Keadaan ini cukup dirisaukan Yeti berkaitan dengan sudah diluncurkannya aplikasi pelayanan kesehatan baru di Kabupaten Kuantan Singingi (Kuansing), AkuSigap. Sebab, AkuSigap tentunya memerlukan sinyal telepon yang konstan. Jika lelet, apalagi mati total, maka tidak ada gunanya aplikasi sehebat apapun.
Selain akses jalan yang relatif kurang baik, akses telekomunikasi di sekitar Puskesmas Beringin Jaya juga menjadi kendala. Puskesmas ini melayani sekitar 13 ribu warga dari empat desa, yakni Suka Maju, Suka Damai, Beringin Jaya, dan Bukit Raya. Jaraknya dari pusat kabupaten sekitar 73 km. Akses jalan sebagian beraspal, banyak yang masih pengerasan. Kendala telekomunikasi yang terparah. Jika mati listrik, maka telepon pun mati total. Tentu akan terkendala juga dalam penggunaan aplikasi di Android.
“Tapi kami optimis bisa menjalankan sesuai keadaan di lapangan.
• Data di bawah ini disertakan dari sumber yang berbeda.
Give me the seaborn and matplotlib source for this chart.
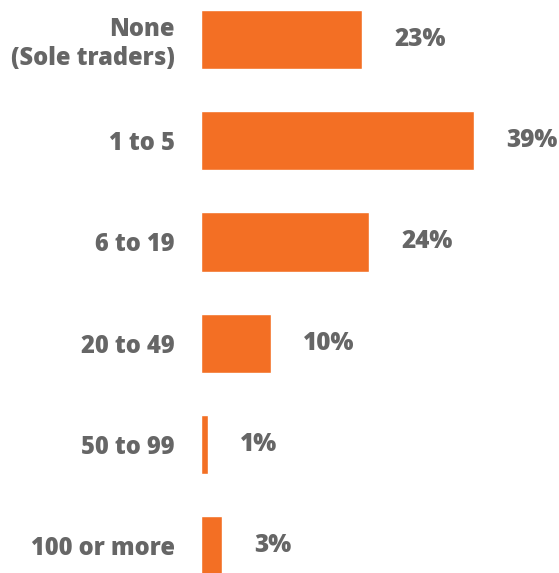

Sekarang kan baru diluncurkan. Nanti kita sampaikan ke masyarakat untuk diunduh dan digunakan,” ujar Yeti.
AkuSigap memang baru saja diluncurkan Plt Bupati Kuansing, Suhardiman Amby, Senin (3/10). Bersamaan dengan itu, ditetapkan juga 25 badan layanan umum daerah (BLUD) pada puskesmas se-Kuansing. AkuSigap dimaksudkan menunjang penerapan status puskesmas jadi BLUD.
Hingga Rabu (5/10), sosialisasi AkuSigap memang belum sampai ke desa-desa di Kuansing. Misalnya di Desa Pangkalan Indarung, Kecamatan Singingi. Kepala Puskesmas Pembantu (Pustu) Pangkalan Indarung, Herlan menyebut, dia belum mendapatkan arahan soal aplikasi AkuSigap ini. Dia baru mendapatkan kabar soal kepala puskesmas yang diundang ke kabupaten. Ada di grup WA mereka.
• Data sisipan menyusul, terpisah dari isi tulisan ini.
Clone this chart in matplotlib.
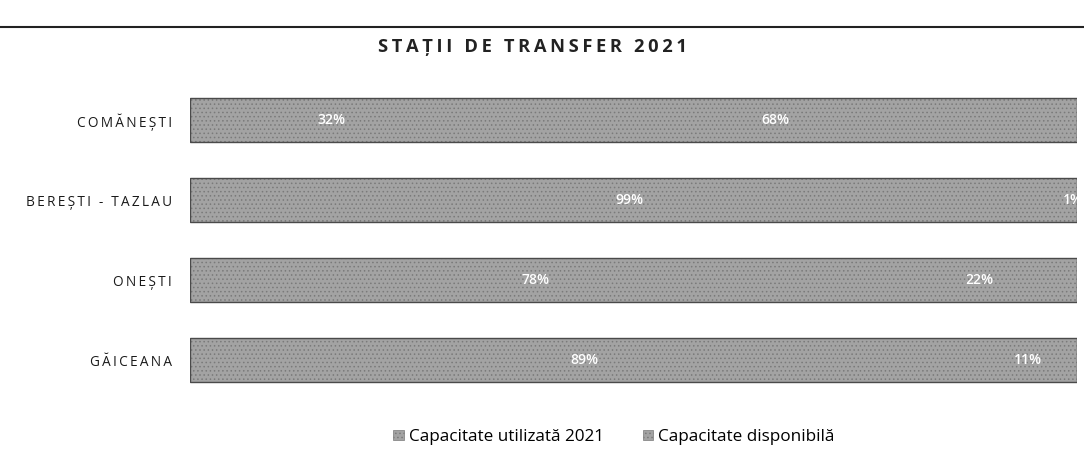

“Mungkin sebentar lagi,” ujar Elan, panggilannya.
Pangkalan Indarung merupakan salah satu desa yang terisolir di perbatasan Riau-Sumatera Barat. Hanya ada satu desa di tempat ini yang dikelilingi hutan produksi terbatas (HPT). Desa ini berbatasan dengan Padang Tarok, Kabupaten Sijunjung, Sumatera Barat (Sumbar). Itu pun tidak ada akses ke arah Sumatera Barat. Hanya ada jalan setapak untuk masyarakat ke hutan atau kebun yang bersempadan dengan wilayah Sumbar ini. Tidak ada juga desa-desa lainnya di sekitar desa ini. Desa ini dikelilingi hutan dan perkebunan masyarakat. Akses jalan hanya satu-satunya menuju jalan kecamatan di Muara Lembu. Jalan satu-satunya itu pun banyak yang masih pengerasan atau jalan tanah, selain sudah ada yang diaspal. Jika hujan, maka desa ini sangat sulit diakses karena akan terendam lumpur yang parah. Desa ini termasuk yang paling terisolir di Kuansing.
“Kami ini desa di tengah hutan,” ujar Elan.
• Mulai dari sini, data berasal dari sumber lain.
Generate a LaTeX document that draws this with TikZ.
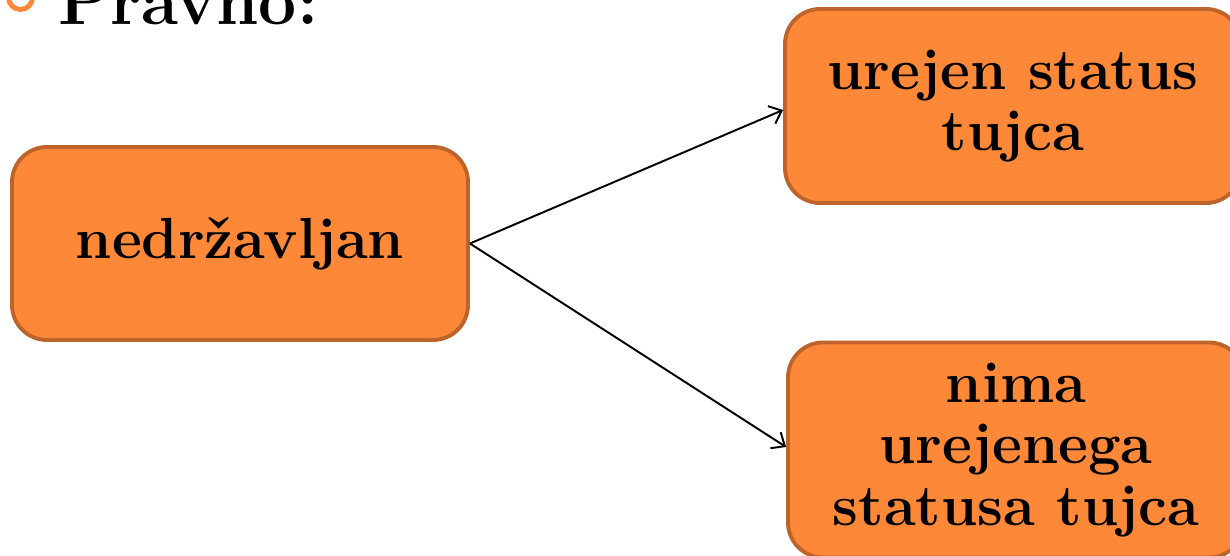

Dalam kondisi normal, jika menggunakan mobil, diperlukan waktu sekitar satu jam perjalanan dari Muara Lembu, yang merupakan jalan lintas Telukkuantan-Pekanbaru. Jika hujan, maka akses ke desa ini bisa terputus. Kendati terisolir, tapi fasilitas kesehatan di sini cukup baik. Elan sendiri, selain kepala pustu, juga merupakan seorang perawat. Dia dibantu dua orang tenaga kerja sukarela (TKS), yakni satu bidan dan satu perawat. Obat-obatan dan peralatan medis juga relatif lengkap didrop dari Puskesmas Muara Lembu.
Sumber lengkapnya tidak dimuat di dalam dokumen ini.